Когда предметом злоупотребления, похожего на наркоманию, выбираются другие люди, от них ожидается, что они будут выполнять одну из нормальных функций переходного объекта детства, самоуспокаивание, а именно, что они снабдят субъекта чувством, что он реален и обладает индивидуальной ценностью. Иными словами, другие требуются не только для того, чтобы успокоить субъекта и поддержать его нарциссический гомеостаз, но и для того, чтобы заполнить дыры в чувстве идентичности Я, дыры, созданные родительским дискурсом, который, видимо, не отводил ребенку места в семейной констелляции, или же выдвигал недостижимый идеал в качестве меры личной ценности. В фантазии субъекта избранный другой полагается всецело ответственным за все происходящее; счастье становится не желанием, а обязанностью, которую должен исполнить переходный (временный) человек или заменитель наркотика. Неизбежно, что этот особый другой раньше или позже оказывается неадекватным в выполнении таких ожиданий и тогда его могут обвинить в равнодушии или недостатке внимания к безотлагательным нуждам субъекта. Как маленький ребенок под воздействием детской мегаломании, человек, использующий других таким образом, склонен чувствовать, что неспособность другого-наркотика принять на себя полную ответственность за его счастье доказывает, что этот другой не заботится об его личных желаниях и потребностях или даже о продолжении его существования. Эти проекции гонения (преследования) раскрывают перед нами трогательную попытку ребенка придать смысл мыслям и чувствам, в детстве для него непостижимым.
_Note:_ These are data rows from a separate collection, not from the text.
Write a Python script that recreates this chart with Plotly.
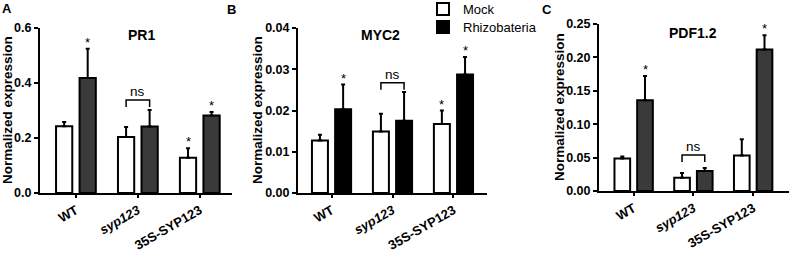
import plotly.graph_objects as go

# ---------------- data ----------------
genotypes = ["WT", "syp123", "35S-SYP123"]
tick_labels = ["WT", "<i>syp123</i>", "35S-SYP123"]

pr1_mock = [0.243, 0.204, 0.128]
pr1_mock_err = [0.015, 0.036, 0.035]
pr1_rhizo = [0.418, 0.242, 0.282]
pr1_rhizo_err = [0.107, 0.060, 0.013]
pr1_mock_star = [False, False, True]
pr1_rhizo_star = [True, False, True]

myc2_mock = [0.0127, 0.0149, 0.0167]
myc2_mock_err = [0.0014, 0.0043, 0.0033]
myc2_rhizo = [0.0203, 0.0175, 0.0287]
myc2_rhizo_err = [0.0060, 0.0070, 0.0043]
myc2_mock_star = [False, False, True]
myc2_rhizo_star = [True, False, True]

pdf_mock = [0.0485, 0.020, 0.053]
pdf_mock_err = [0.003, 0.007, 0.0245]
pdf_rhizo = [0.136, 0.030, 0.212]
pdf_rhizo_err = [0.036, 0.0045, 0.021]
pdf_mock_star = [False, False, False]
pdf_rhizo_star = [True, False, True]

ns_level = [0.338, 0.0267, 0.054]   # bracket height per panel
panel_titles = ["PR1", "MYC2", "PDF1.2"]
panel_letters = ["A", "B", "C"]
y_max = [0.6, 0.04, 0.25]
y_dtick = [0.2, 0.01, 0.05]
y_fmt = [".1f", ".2f", ".2f"]

# ---------------- layout params ----------------
FONT = "Liberation Sans, Arial, sans-serif"
W, H = 800, 253
x_domains = [[40 / W, 232 / W], [298 / W, 487 / W], [599 / W, 789 / W]]
y_domains = [[1 - 193 / H, 1 - 28 / H], [1 - 193 / H, 1 - 28 / H], [1 - 191 / H, 1 - 24 / H]]
x_ranges = [[-0.58, 2.52], [-0.55, 2.55], [-0.58, 2.6]]
rhizo_colors = ["#3a3a3a", "#000000", "#3a3a3a"]
bar_off = 0.19

panels = [
    (pr1_mock, pr1_mock_err, pr1_rhizo, pr1_rhizo_err, pr1_mock_star, pr1_rhizo_star),
    (myc2_mock, myc2_mock_err, myc2_rhizo, myc2_rhizo_err, myc2_mock_star, myc2_rhizo_star),
    (pdf_mock, pdf_mock_err, pdf_rhizo, pdf_rhizo_err, pdf_mock_star, pdf_rhizo_star),
]

fig = go.Figure()
annotations = []
shapes = []
xs = list(range(len(genotypes)))

for p, (m, me, r, re_, ms, rs) in enumerate(panels):
    sfx = "" if p == 0 else str(p + 1)
    xa, ya = "x" + sfx, "y" + sfx
    err_style = dict(type="data", symmetric=False, arrayminus=[0] * 3,
                     color="black", thickness=2, width=2)
    fig.add_trace(go.Bar(
        x=xs, y=m, name="Mock", xaxis=xa, yaxis=ya,
        marker=dict(color="white", line=dict(color="black", width=2)),
        error_y=dict(array=me, **err_style), showlegend=(p == 1),
        legend="legend",
    ))
    fig.add_trace(go.Bar(
        x=xs, y=r, name="Rhizobateria", xaxis=xa, yaxis=ya,
        marker=dict(color=rhizo_colors[p], line=dict(color="black", width=2)),
        error_y=dict(array=re_, **err_style), showlegend=(p == 1),
        legend="legend2",
    ))
    # stars
    for i in xs:
        for vals, errs, stars, sign in ((m, me, ms, -1), (r, re_, rs, 1)):
            if stars[i]:
                annotations.append(dict(
                    x=i + sign * bar_off, y=vals[i] + errs[i], xref=xa, yref=ya,
                    text="*", showarrow=False, xanchor="center", yanchor="bottom",
                    yshift=-3,
                    font=dict(family=FONT, size=13, color="black"),
                ))
    # ns bracket on syp123
    gi = 1
    yt = ns_level[p]
    leg = y_max[p] * 0.042
    x0, x1 = gi - bar_off, gi + bar_off
    shapes.append(dict(
        type="path", xref=xa, yref=ya,
        path=f"M {x0},{yt - leg} L {x0},{yt} L {x1},{yt} L {x1},{yt - leg}",
        line=dict(color="black", width=1.5),
    ))
    annotations.append(dict(
        x=gi, y=yt, xref=xa, yref=ya, text="ns", showarrow=False,
        xanchor="center", yanchor="bottom", yshift=-1,
        font=dict(family=FONT, size=13.5, color="black"),
    ))

    axis_common = dict(showline=True, linecolor="black", linewidth=2,
                       ticks="outside", tickcolor="black", tickwidth=2,
                       showgrid=False, zeroline=False, automargin=False)
    fig.update_layout({
        ("xaxis" + sfx): dict(
            domain=x_domains[p], anchor=ya, range=x_ranges[p],
            tickvals=xs, ticktext=tick_labels, tickangle=-30, ticklen=3,
            tickfont=dict(family=FONT, size=13, color="black", weight="bold"),
            **axis_common),
        ("yaxis" + sfx): dict(
            domain=y_domains[p], anchor=xa, range=[0, y_max[p]],
            dtick=y_dtick[p], tick0=0, tickformat=y_fmt[p], ticklen=4,
            tickfont=dict(family=FONT, size=12.5, color="black", weight="bold"),
            **axis_common),
    })

# panel titles, letters, y titles
title_pos = [(141, 35), (380, 35), (693, 33)]
letter_pos = [(7, 8), (231, 9), (547, 9)]
ytitle_pos = [(8, 110), (258, 110), (559, 107)]
for p in range(3):
    annotations.append(dict(
        x=title_pos[p][0] / W, y=1 - title_pos[p][1] / H, xref="paper", yref="paper",
        text="<b>" + panel_titles[p] + "</b>", showarrow=False,
        xanchor="center", yanchor="middle",
        font=dict(family=FONT, size=14, color="black")))
    annotations.append(dict(
        x=letter_pos[p][0] / W, y=1 - letter_pos[p][1] / H, xref="paper", yref="paper",
        text="<b>" + panel_letters[p] + "</b>", showarrow=False,
        xanchor="center", yanchor="middle",
        font=dict(family=FONT, size=13, color="black")))
    annotations.append(dict(
        x=ytitle_pos[p][0] / W, y=1 - ytitle_pos[p][1] / H, xref="paper", yref="paper",
        text="<b>Normalized expression</b>", showarrow=False, textangle=-90,
        xanchor="center", yanchor="middle",
        font=dict(family=FONT, size=13.5, color="black")))

legend_style = dict(xanchor="left", yanchor="middle",
                    font=dict(family=FONT, size=13, color="black"),
                    bgcolor="rgba(0,0,0,0)", borderwidth=0, itemsizing="constant")
fig.update_layout(
    width=W, height=H,
    margin=dict(l=0, r=0, t=0, b=0, pad=0, autoexpand=False),
    paper_bgcolor="white", plot_bgcolor="white",
    barmode="group", bargap=0.24, bargroupgap=0.31,
    annotations=annotations, shapes=shapes,
    legend=dict(x=423 / W, y=1 - 9 / H, **legend_style),
    legend2=dict(x=423 / W, y=1 - 27 / H, **legend_style),
    showlegend=True,
)

fig.write_html(
    "out.html",
    config={"displayModeBar": False},
    post_script="document.body.style.margin='0';document.body.style.overflow='hidden';",
)
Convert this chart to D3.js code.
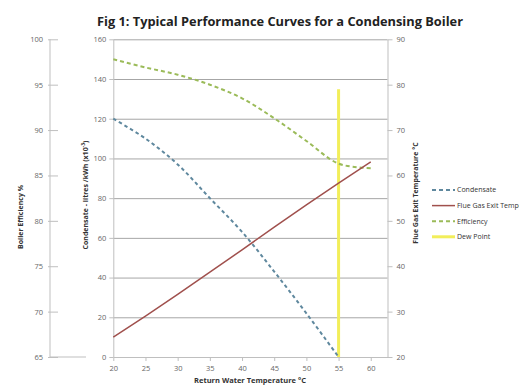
<!DOCTYPE html>
<html>
<head>
<meta charset="utf-8">
<script src="https://cdn.jsdelivr.net/npm/d3@7"></script>
<style>
  body { margin: 0; background: #fff; }
  text { font-family: "Open Sans", "Liberation Sans", sans-serif; }
</style>
</head>
<body>
<div id="chart"></div>
<script>
// return water temperature (x)
var temps = [20, 25, 30, 35, 40, 45, 50, 55, 60];
// condensate litres/kWh (x10^-3)
var condensate = [120, 110, 97, 80, 63, 43, 22, 0, null];
// flue gas exit temperature °C
var flueGas = [24.4, 29.0, 33.8, 38.7, 43.6, 48.6, 53.5, 58.3, 63.0];
// boiler efficiency %
var efficiency = [97.8, 96.9, 96.1, 95.0, 93.5, 91.3, 88.8, 86.3, 85.8];
// dew point marker (x, flue temp)
var dewX = [55, 55];
var dewY = [20, 79];

var xTicks = [20, 25, 30, 35, 40, 45, 50, 55, 60];
var condTicks = [0, 20, 40, 60, 80, 100, 120, 140, 160];
var effTicks = [65, 70, 75, 80, 85, 90, 95, 100];
var tempTicks = [20, 30, 40, 50, 60, 70, 80, 90];

var legendNames = ["Condensate", "Flue Gas Exit Temperature", "Efficiency", "Dew Point"];

var svgWidth = 519, svgHeight = 385;
var svg = d3.select("#chart").append("svg")
  .attr("width", svgWidth)
  .attr("height", svgHeight);

var plot = {left: 113.3, right: 387.5, top: 39.3, bottom: 357};

var x = d3.scaleLinear().domain([20, 62.6]).range([plot.left, plot.right]);
var yCond = d3.scaleLinear().domain([0, 160]).range([plot.bottom, plot.top]);
var yEff = d3.scaleLinear().domain([65, 100]).range([plot.bottom, plot.top]);
var yTemp = d3.scaleLinear().domain([20, 90]).range([plot.bottom, plot.top]);

var tickColor = "#666";
var gridColor = "#a6a6a6";
var axisColor = "#bfbfbf";

// title
svg.append("text")
  .attr("x", 280).attr("y", 26)
  .attr("text-anchor", "middle")
  .attr("font-size", 13).attr("font-weight", "bold")
  .attr("fill", "#222")
  .attr("textLength", 366).attr("lengthAdjust", "spacingAndGlyphs")
  .text("Fig 1: Typical Performance Curves for a Condensing Boiler");

// gridlines
svg.append("g")
  .attr("transform", "translate(" + plot.left + ",0)")
  .call(d3.axisLeft(yCond).tickValues(condTicks.slice(1)).tickSize(-(plot.right - plot.left)).tickFormat(""))
  .call(g => g.select(".domain").remove())
  .call(g => g.selectAll("line").attr("stroke", gridColor));

// condensate axis (left of plot)
svg.append("g")
  .attr("transform", "translate(" + plot.left + ",0)")
  .call(d3.axisLeft(yCond).tickValues(condTicks).tickSize(4).tickPadding(3).tickSizeOuter(0))
  .call(g => g.select(".domain").attr("stroke", axisColor))
  .call(g => g.selectAll("line").attr("stroke", axisColor))
  .call(g => g.selectAll("text").attr("fill", tickColor).attr("font-size", 7.5));

// x axis
svg.append("g")
  .attr("transform", "translate(0," + plot.bottom + ")")
  .call(d3.axisBottom(x).tickValues(xTicks).tickSize(4).tickPadding(5).tickSizeOuter(0))
  .call(g => g.select(".domain").attr("stroke", axisColor))
  .call(g => g.selectAll("line").attr("stroke", axisColor))
  .call(g => g.selectAll("text").attr("fill", tickColor).attr("font-size", 7.5));

// flue gas axis (right)
svg.append("g")
  .attr("transform", "translate(" + plot.right + ",0)")
  .call(d3.axisRight(yTemp).tickValues(tempTicks).tickSize(5).tickPadding(4).tickSizeOuter(0))
  .call(g => g.select(".domain").attr("stroke", axisColor))
  .call(g => g.selectAll("line").attr("stroke", axisColor))
  .call(g => g.selectAll("text").attr("fill", tickColor).attr("font-size", 7.5));

// efficiency axis (outer left)
svg.append("g")
  .attr("transform", "translate(58,0)")
  .call(d3.axisLeft(yEff).tickValues(effTicks).tickSize(10).tickPadding(5))
  .call(g => g.select(".domain").remove())
  .call(g => g.selectAll("line").attr("stroke", axisColor))
  .call(g => g.selectAll("text").attr("fill", tickColor).attr("font-size", 7.5));

svg.append("line")
  .attr("x1", 50).attr("x2", 50)
  .attr("y1", yEff(100)).attr("y2", yEff(65))
  .attr("stroke", axisColor);
svg.append("line")
  .attr("x1", 50).attr("x2", 86)
  .attr("y1", yEff(65)).attr("y2", yEff(65))
  .attr("stroke", axisColor);

// axis titles
svg.append("text")
  .attr("x", 250).attr("y", 383)
  .attr("text-anchor", "middle")
  .attr("font-size", 7.5).attr("font-weight", "bold").attr("fill", "#333")
  .text("Return Water Temperature °C");

svg.append("text")
  .attr("transform", "translate(23,217) rotate(-90)")
  .attr("text-anchor", "middle")
  .attr("font-size", 7).attr("font-weight", "bold").attr("fill", "#333")
  .text("Boiler Efficiency %");

var condTitle = svg.append("text")
  .attr("transform", "translate(88,195) rotate(-90)")
  .attr("text-anchor", "middle")
  .attr("font-size", 7).attr("font-weight", "bold").attr("fill", "#333");
condTitle.append("tspan").text("Condensate - litres /kWh (x10");
condTitle.append("tspan").attr("dy", -3).attr("font-size", 5).text("-3");
condTitle.append("tspan").attr("dy", 3).text(")");

svg.append("text")
  .attr("transform", "translate(418,193) rotate(-90)")
  .attr("text-anchor", "middle")
  .attr("font-size", 7).attr("font-weight", "bold").attr("fill", "#333")
  .text("Flue Gas Exit Temperature °C");

// series
var colors = ["#5f889e", "#a0504d", "#9bbb59", "#f2ee5a"];

var condLine = d3.line()
  .x(d => x(d[0]))
  .y(d => yCond(d[1]))
  .curve(d3.curveCatmullRom.alpha(0.5));

var effLine = d3.line()
  .x(d => x(d[0]))
  .y(d => yEff(d[1]))
  .curve(d3.curveCatmullRom.alpha(0.5));

var tempLine = d3.line()
  .x(d => x(d[0]))
  .y(d => yTemp(d[1]));

svg.append("path")
  .datum(dewX.map((v, i) => [v, dewY[i]]))
  .attr("fill", "none")
  .attr("stroke", colors[3])
  .attr("stroke-width", 3)
  .attr("d", tempLine);

svg.append("path")
  .datum(temps.map((t, i) => [t, condensate[i]]).filter(d => d[1] != null))
  .attr("fill", "none")
  .attr("stroke", colors[0])
  .attr("stroke-width", 2)
  .attr("stroke-dasharray", "3.5,3")
  .attr("d", condLine);

svg.append("path")
  .datum(temps.map((t, i) => [t, efficiency[i]]))
  .attr("fill", "none")
  .attr("stroke", colors[2])
  .attr("stroke-width", 2)
  .attr("stroke-dasharray", "4,3")
  .attr("d", effLine);

svg.append("path")
  .datum(temps.map((t, i) => [t, flueGas[i]]))
  .attr("fill", "none")
  .attr("stroke", colors[1])
  .attr("stroke-width", 1.5)
  .attr("d", tempLine);

// legend
var legend = svg.append("g").attr("transform", "translate(432,190)");
legendNames.forEach((name, i) => {
  var row = legend.append("g").attr("transform", "translate(0," + (i * 15.6) + ")");
  row.append("line")
    .attr("x1", 0).attr("x2", 23)
    .attr("stroke", colors[i])
    .attr("stroke-width", i == 3 ? 3 : (i == 1 ? 1.5 : 2))
    .attr("stroke-dasharray", (i == 0 || i == 2) ? "4,3" : null);
  row.append("text")
    .attr("x", 25).attr("dy", "0.35em")
    .attr("font-size", 7).attr("fill", "#333")
    .text(name);
});
</script>
</body>
</html>
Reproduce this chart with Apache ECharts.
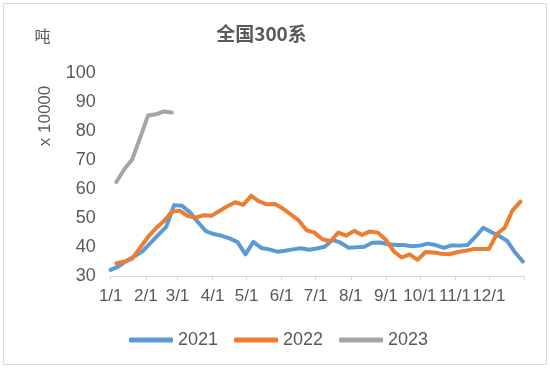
<!DOCTYPE html>
<html>
<head>
<meta charset="utf-8">
<script src="https://cdn.jsdelivr.net/npm/echarts@6/dist/echarts.min.js"></script>
<style>html,body{margin:0;padding:0;background:#fff}#c{width:550px;height:368px}</style>
</head>
<body>
<div id="c"></div>
<script>
// Month start offsets (day of year) and tick labels
const monthStarts = [0, 31, 59, 90, 120, 151, 181, 212, 243, 273, 304, 334];
const tickLabels = ['1/1','2/1','3/1','4/1','5/1','6/1','7/1','8/1','9/1','10/1','11/1','12/1'];
const yearEnd = 365;

// Weekly series (first point day offset, then one value per week), unit: x 10000 吨
const start2021 = 0;
const values2021 = [32.1,33.3,35.2,36.8,38.5,41.4,44.2,47.0,54.5,54.3,52.0,48.7,45.5,44.5,43.9,43.0,41.7,37.5,41.8,39.7,39.2,38.4,38.7,39.2,39.6,39.1,39.5,40.1,42.5,41.5,39.8,39.9,40.1,41.5,41.6,41.0,40.7,40.7,40.3,40.5,41.2,40.7,39.7,40.6,40.5,40.7,43.5,46.7,45.2,43.8,42.2,38.2,35.0];
const start2022 = 5;
const values2022 = [34.4,34.9,36.0,39.8,43.5,46.5,49.0,52.2,52.6,50.7,50.2,51.0,50.8,52.5,54.1,55.5,54.6,57.7,55.8,54.8,54.9,53.3,51.3,49.2,45.8,45.0,42.7,42.0,45.0,44.0,45.6,44.2,45.4,45.0,42.5,38.5,36.4,37.5,35.6,38.3,38.1,37.7,37.5,38.2,38.7,39.3,39.3,39.3,44.5,46.7,52.8,55.7];
const start2023 = 5;
const values2023 = [62.5,66.9,70.3,77.8,85.5,85.9,86.9,86.5];

const yTicks = [30,40,50,60,70,80,90,100];

function weekly(startDay, vals) {
  return vals.map((v, i) => [startDay + 7 * i, v]);
}

const txt = '#595959';
const font = "'Liberation Sans', 'Noto Sans CJK SC', sans-serif";
const chart = echarts.init(document.getElementById('c'), null, {renderer: 'canvas'});
chart.setOption({
  animation: false,
  backgroundColor: '#ffffff',
  textStyle: {fontFamily: font},
  grid: {left: 110.7, right: 26, top: 73.5, bottom: 92, containLabel: false},
  xAxis: {
    type: 'value', min: 0, max: yearEnd,
    axisLine: {show: true, lineStyle: {color: '#d9d9d9', width: 1}},
    axisTick: {show: true, length: 4, lineStyle: {color: '#d9d9d9'}, customValues: monthStarts.concat([yearEnd])},
    axisLabel: {
      customValues: monthStarts, color: txt, fontSize: 17, margin: 12, fontFamily: font,
      hideOverlap: false, showMinLabel: true, showMaxLabel: true,
      formatter: v => tickLabels[monthStarts.indexOf(v)]
    },
    splitLine: {show: false}
  },
  yAxis: {
    type: 'value', min: yTicks[0], max: yTicks[yTicks.length - 1], interval: 10,
    axisLine: {show: false}, axisTick: {show: false}, splitLine: {show: false},
    axisLabel: {color: txt, fontSize: 18, margin: 15, fontFamily: font}
  },
  legend: {
    data: ['2021', '2022', '2023'], left: 124, top: 326,
    icon: 'roundRect', itemWidth: 44, itemHeight: 5, itemGap: 16,
    textStyle: {color: txt, fontSize: 18, fontFamily: font}
  },
  graphic: [
    {type: 'rect', shape: {x: 3.5, y: 3.5, width: 543, height: 361}, style: {fill: 'none', stroke: '#d9d9d9', lineWidth: 1}, silent: true},
    {type: 'text', x: 261.5, y: 34, style: {text: '全国300系', fill: txt, font: "bold 19px 'Noto Sans CJK SC', sans-serif", align: 'center', verticalAlign: 'middle'}},
    {type: 'text', x: 42.5, y: 35.5, style: {text: '吨', fill: txt, font: "16px 'Noto Sans CJK SC', sans-serif", align: 'center', verticalAlign: 'middle'}},
    {type: 'text', x: 45, y: 116, rotation: Math.PI / 2, style: {text: 'x 10000', fill: txt, font: "17px 'Liberation Sans', sans-serif", align: 'center', verticalAlign: 'middle'}}
  ],
  series: [
    {name: '2021', type: 'line', data: weekly(start2021, values2021), symbol: 'none', lineStyle: {width: 4, color: '#5B9BD5', cap: 'round', join: 'round'}, itemStyle: {color: '#5B9BD5'}},
    {name: '2022', type: 'line', data: weekly(start2022, values2022), symbol: 'none', lineStyle: {width: 4, color: '#ED7D31', cap: 'round', join: 'round'}, itemStyle: {color: '#ED7D31'}},
    {name: '2023', type: 'line', data: weekly(start2023, values2023), symbol: 'none', lineStyle: {width: 4, color: '#A5A5A5', cap: 'round', join: 'round'}, itemStyle: {color: '#A5A5A5'}}
  ]
});
</script>
</body>
</html>
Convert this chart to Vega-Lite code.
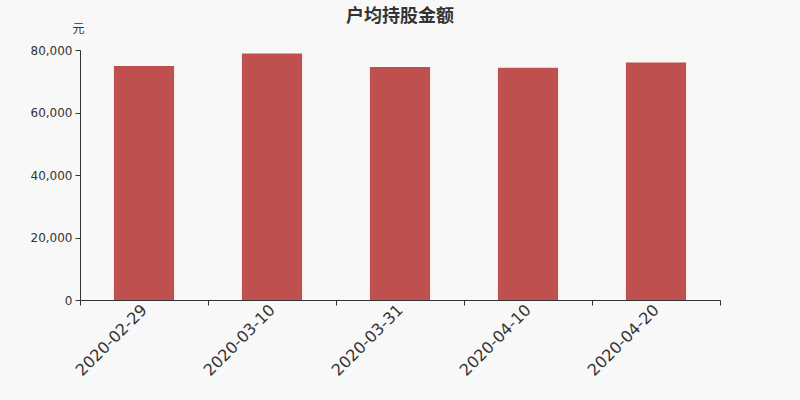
{
  "$schema": "https://vega.github.io/schema/vega-lite/v6.json",
  "width": 640,
  "height": 250,
  "autosize": {"type": "none"},
  "padding": {"left": 80, "top": 50, "right": 80, "bottom": 100},
  "background": "#f8f8f8",
  "title": {
    "text": "户均持股金额",
    "fontSize": 18,
    "fontWeight": "bold",
    "color": "#333333",
    "font": "Noto Sans CJK SC",
    "anchor": "middle",
    "offset": -4
  },
  "data": {
    "values": [
      {"date": "2020-02-29", "value": 74900},
      {"date": "2020-03-10", "value": 78900},
      {"date": "2020-03-31", "value": 74600},
      {"date": "2020-04-10", "value": 74300},
      {"date": "2020-04-20", "value": 76000}
    ]
  },
  "mark": {"type": "bar", "color": "#c0504d", "width": {"band": 0.47}},
  "encoding": {
    "x": {
      "field": "date",
      "type": "nominal",
      "sort": null,
      "scale": {"paddingInner": 0, "paddingOuter": 0},
      "axis": {
        "title": null,
        "labelAngle": -45,
        "labelAlign": "right",
        "labelBaseline": "middle",
        "labelFontSize": 16,
        "labelFont": "DejaVu Sans",
        "labelColor": "#333333",
        "labelPadding": 2,
        "tickBand": "extent",
        "tickSize": 5,
        "tickColor": "#333333",
        "domainColor": "#333333"
      }
    },
    "y": {
      "field": "value",
      "type": "quantitative",
      "scale": {"domain": [0, 80000]},
      "axis": {
        "title": "元",
        "titleAngle": 0,
        "titleX": -2,
        "titleY": -22,
        "titleAlign": "center",
        "titleBaseline": "middle",
        "titleFontSize": 12,
        "titleFontWeight": "normal",
        "titleFont": "Noto Sans CJK SC",
        "titleColor": "#333333",
        "values": [0, 20000, 40000, 60000, 80000],
        "format": ",d",
        "grid": false,
        "labelFontSize": 12,
        "labelFont": "DejaVu Sans",
        "labelColor": "#333333",
        "labelPadding": 3,
        "tickSize": 5,
        "tickColor": "#333333",
        "domainColor": "#333333"
      }
    }
  },
  "config": {"view": {"stroke": null}}
}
Хотя такой психический ответ на душевную боль нельзя отнести к формированию бреда, в нем задействованы примитивные механизмы, где требуется расщепление и проективная идентификация, в том виде, как они описаны у Кляйн (Klein, 1957), Сигал (Segal, 1964) и Гротштейна (Grotstein, 1981), а вторичные процессы, из которых конструируется вербальное мышление, проникнуты элементами первичного процесса мышления, а именно, сноподобными способами рассуждения (Freud, 1900). С точки зрения психической экономики, хрупкость таких отношений, когда они играют решающую роль в сохранении психического равновесия, очевидна. Их можно назвать в полном смысле слова пагубным пристрастием, наркоманией, потому что зависимость от другого здесь чрезвычайная, хотя отношение к другому человеку здесь похоже, скорее, на отношение к субстанции, чем к человеку. Создатель нисколько не осознает, что сам пишет сценарий всего, что в этих отношениях происходит.
В бессознательной фантазии такие способы использования внешних объектов, как если бы они были неодушевленными, формируют часть инфантильного убеждения, что ты сам создал все, что существует. Но несчастные творцы этих сценариев должны страдать еще и от боли непонимания маленького ребенка, которому не удается галлюцинаторое исполнение желаний, и который поэтому переживает все происходящее как следствие всемогущественной способности (интерпретируемой как желание) другого заставить ребенка страдать. На этой стадии психического развития ребенка всемогущество поворачивается другой стороной, и это признак того, что первичный процесс мышления начинает сосуществовать с вторичным процессом мышления. По терминологии Биона (Bion, 1926b), альфа-функционирование, которое включает в себя способность думать без психотических искажений, цело, но взгляд на отношения с другим как на полное слияние все еще упорствует.
Таким образом, мы возвращаемся к этой переходной сфере, которая во многом относится к двум разным мирам и двум способам восприятия мира. Поэтому я рассматриваю податливого другого как замену (дублера) того, что в детстве должно было быть истинным переходным объектом, а именно, объектом, который представляет собой мать, но так же, как и мать, рассматривается ребенком как свое собственное создание. Так как наркотический объект во взрослой жизни признается в качестве независимо существующего, и, следовательно, способного обидеть или фрустрировать субъекта, он уходит от магического контроля и поэтому проваливается в роли переходного объекта. И поскольку идентификация со внутренней заботливой матерью слишком мала для самоутешения и нарцисси-ческого благополучия, приходится манипулировать переходным другим, хотя такие манипуляции — трудная и изнуряющая работа. Эта система сохранения чувства идентичности сложна, но сама хрупкость этих психических структур и глубокое, бессознательное давление, которое и делает их необходимыми, наделяет их такой силой сопротивления, что возможность их модификации в анализе иногда весьма проблематична. Как и при злоупотреблении наркотиком, тут есть глубокая амбивалентность к потребному объекту, как и чувство невозможности стерпеть, переработать и, в конце концов, разрешить эмоциональные напряжения.